President's Day Motorcycle Facts

Untitled Document

Presidents and Motorcycles

Which U.S. President Was a Rider?

Googling around to see which U.S. presidents rode motorcycles, we found only Jimmy Carter, and he seems to have given it up when he entered politics. Several governors, most famously Tommy Thompson of Wisconsin, Dirk Kempthorne of Idaho, Arnold Schwarzenegger of California, and now Mike Pence of Indiana are motorcycle enthusiasts.

Governor Ann Richards of Texas got her first motorcycle license when she was sixty! The folks at Harley-Davidson heard about that and gave her a motorcycle for her birthday.

So, we found governors and other politicians, like John Kerry, but no more presidential motorcycle enthusiasts. Still, we kept digging and did find some presidential connections to motorcycles.

When he was Police Commissioner of New York City in 1895, Teddy Roosevelt commissioned a “Scorcher Squad,” riding bicycles, which caught 1,366 speeders in horse-drawn carriages in its first year. The squad added its first motorcycle in 1905.

But there’s no evidence Teddy ever road a motorcycle.

Bill Clinton was photographed on a Harley while he was a governor campaigning to be president. But, as far as we can see, he just sat there. So, he rode it, but he didn’t ride it.

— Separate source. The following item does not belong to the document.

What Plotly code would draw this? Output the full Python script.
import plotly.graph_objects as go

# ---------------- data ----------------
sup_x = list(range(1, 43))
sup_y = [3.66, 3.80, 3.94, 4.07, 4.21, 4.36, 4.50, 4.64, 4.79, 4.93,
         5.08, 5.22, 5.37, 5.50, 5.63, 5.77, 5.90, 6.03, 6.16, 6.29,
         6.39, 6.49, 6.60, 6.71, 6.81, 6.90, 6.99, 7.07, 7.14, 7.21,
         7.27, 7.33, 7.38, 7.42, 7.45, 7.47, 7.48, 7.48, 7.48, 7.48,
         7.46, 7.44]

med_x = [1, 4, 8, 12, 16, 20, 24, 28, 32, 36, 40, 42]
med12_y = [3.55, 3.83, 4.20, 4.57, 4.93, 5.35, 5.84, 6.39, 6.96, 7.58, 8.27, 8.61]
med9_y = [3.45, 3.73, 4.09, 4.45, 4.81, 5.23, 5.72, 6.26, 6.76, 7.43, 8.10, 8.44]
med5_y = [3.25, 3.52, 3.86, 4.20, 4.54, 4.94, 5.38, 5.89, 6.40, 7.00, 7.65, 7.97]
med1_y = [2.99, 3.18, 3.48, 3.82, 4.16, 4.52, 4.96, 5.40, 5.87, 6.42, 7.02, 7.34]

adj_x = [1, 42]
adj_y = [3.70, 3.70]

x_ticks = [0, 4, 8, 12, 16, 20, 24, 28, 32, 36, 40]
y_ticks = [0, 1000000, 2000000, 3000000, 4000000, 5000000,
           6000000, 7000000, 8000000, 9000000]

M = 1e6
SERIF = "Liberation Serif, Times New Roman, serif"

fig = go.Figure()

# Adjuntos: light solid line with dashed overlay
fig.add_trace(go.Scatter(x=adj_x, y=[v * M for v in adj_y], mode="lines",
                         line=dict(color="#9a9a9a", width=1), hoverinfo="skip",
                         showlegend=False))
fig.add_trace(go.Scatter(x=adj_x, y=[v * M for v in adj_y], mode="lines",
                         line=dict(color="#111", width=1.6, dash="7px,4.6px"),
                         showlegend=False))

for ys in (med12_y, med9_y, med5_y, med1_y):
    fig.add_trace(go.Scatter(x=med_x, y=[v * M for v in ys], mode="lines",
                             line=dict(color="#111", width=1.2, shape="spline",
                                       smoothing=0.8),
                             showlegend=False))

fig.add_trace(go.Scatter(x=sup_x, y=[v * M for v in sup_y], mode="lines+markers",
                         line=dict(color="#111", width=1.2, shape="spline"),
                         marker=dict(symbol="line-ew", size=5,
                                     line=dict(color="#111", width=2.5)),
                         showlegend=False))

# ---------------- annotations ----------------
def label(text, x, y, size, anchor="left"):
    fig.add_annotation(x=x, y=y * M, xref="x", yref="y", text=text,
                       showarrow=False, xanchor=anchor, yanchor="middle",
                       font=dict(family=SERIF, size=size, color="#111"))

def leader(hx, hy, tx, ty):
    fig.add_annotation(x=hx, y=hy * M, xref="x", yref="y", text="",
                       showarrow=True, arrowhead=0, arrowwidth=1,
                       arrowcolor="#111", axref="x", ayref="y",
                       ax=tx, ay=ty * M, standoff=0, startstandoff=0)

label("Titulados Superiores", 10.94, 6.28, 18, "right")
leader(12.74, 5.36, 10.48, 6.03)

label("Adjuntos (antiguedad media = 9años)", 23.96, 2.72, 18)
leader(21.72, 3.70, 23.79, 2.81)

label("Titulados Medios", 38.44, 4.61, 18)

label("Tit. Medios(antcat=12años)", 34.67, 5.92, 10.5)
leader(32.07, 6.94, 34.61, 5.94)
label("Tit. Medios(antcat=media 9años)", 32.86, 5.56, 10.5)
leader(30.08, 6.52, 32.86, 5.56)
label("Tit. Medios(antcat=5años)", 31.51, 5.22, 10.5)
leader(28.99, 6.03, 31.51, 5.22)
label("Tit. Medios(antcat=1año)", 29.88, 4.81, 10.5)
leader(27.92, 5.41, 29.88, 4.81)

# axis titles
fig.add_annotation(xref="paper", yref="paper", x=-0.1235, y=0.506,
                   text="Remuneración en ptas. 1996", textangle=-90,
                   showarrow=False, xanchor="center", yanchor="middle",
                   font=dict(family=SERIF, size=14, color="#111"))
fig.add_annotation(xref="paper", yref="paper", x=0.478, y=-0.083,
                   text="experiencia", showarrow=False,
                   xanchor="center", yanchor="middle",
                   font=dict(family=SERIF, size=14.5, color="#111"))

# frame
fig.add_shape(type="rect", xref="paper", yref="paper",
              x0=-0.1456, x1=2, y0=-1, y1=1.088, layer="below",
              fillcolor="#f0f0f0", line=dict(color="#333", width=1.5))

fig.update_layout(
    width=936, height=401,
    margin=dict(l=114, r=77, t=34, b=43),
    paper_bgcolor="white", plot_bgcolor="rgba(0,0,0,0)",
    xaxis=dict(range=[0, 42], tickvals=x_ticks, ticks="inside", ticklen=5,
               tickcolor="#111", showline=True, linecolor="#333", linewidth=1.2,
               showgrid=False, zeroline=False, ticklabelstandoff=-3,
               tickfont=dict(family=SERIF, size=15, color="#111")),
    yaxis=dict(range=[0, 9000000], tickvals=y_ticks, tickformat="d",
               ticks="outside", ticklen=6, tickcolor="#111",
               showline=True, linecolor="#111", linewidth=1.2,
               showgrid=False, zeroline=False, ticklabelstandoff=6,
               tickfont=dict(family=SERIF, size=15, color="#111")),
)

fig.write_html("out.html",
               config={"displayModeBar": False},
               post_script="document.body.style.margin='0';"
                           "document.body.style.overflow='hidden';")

George W. Bush went a little further. He had a motorcycle build for his 2004 re-election campaign by Jeff Nicklus, who owns Desperado Motorcycles near Houston. The autographed bike has been displayed in the Sturgis Motorcycle Museum & Hall of Fame.

It’s a 2005 model Jeff Nicklus Signature Series Desperado Motorcycle with a specialty built TP Engineering 124-cubic-inch, 145-horsepower polished engine and six-speed transmission. It sports chrome wheels in the shape of the “Lone Star.” and is painted red, white, and blue. George and Laura Bush’s signatures, along with those of other notables are below the Preamble to the Constitution, which is airbrushed on the tank.

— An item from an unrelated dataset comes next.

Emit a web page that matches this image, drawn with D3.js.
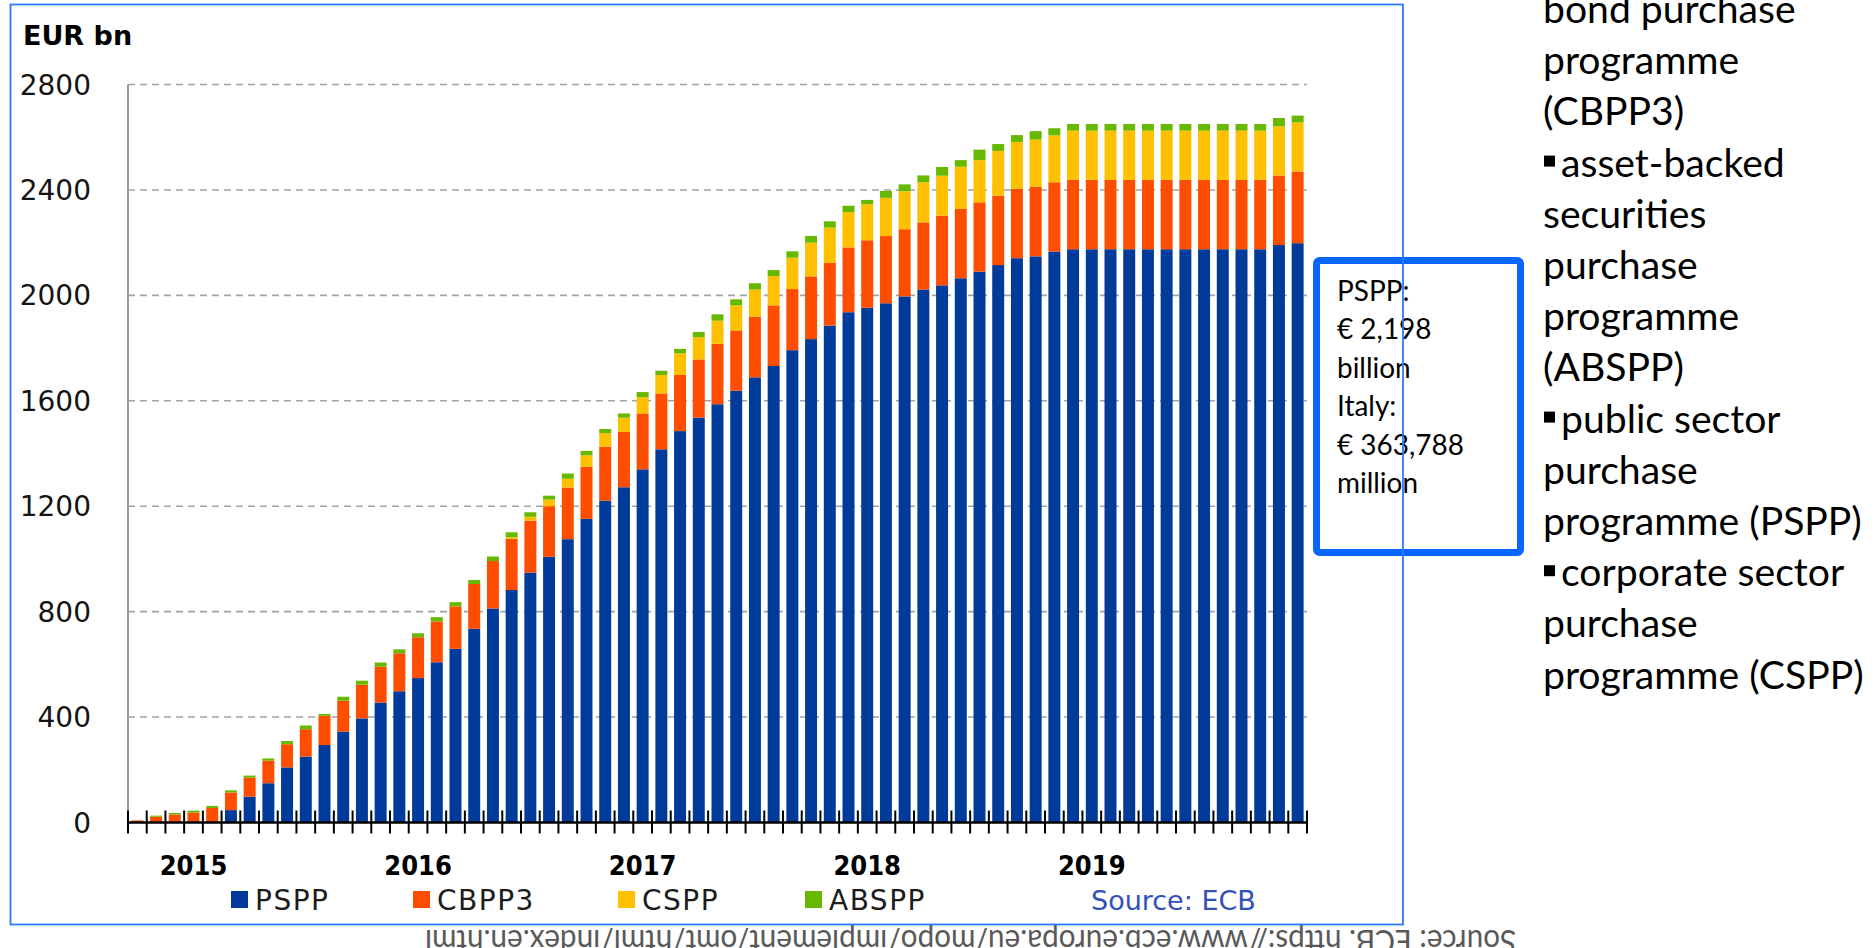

Though the motorcycle accompanied Bush wherever he went after the nominating convention—even to his inaugural ball—he only rode it once. And that was inside the bike’s tractor trailer! Yes, he just rode the length of the trailer. That’s all the Secret Service would allow. It seems President Bush had banged himself up just the week before falling off a bicycle.

Ann Richards may have lost the governorship to George Bush, but she takes the crown as a motorcycle enthusiast.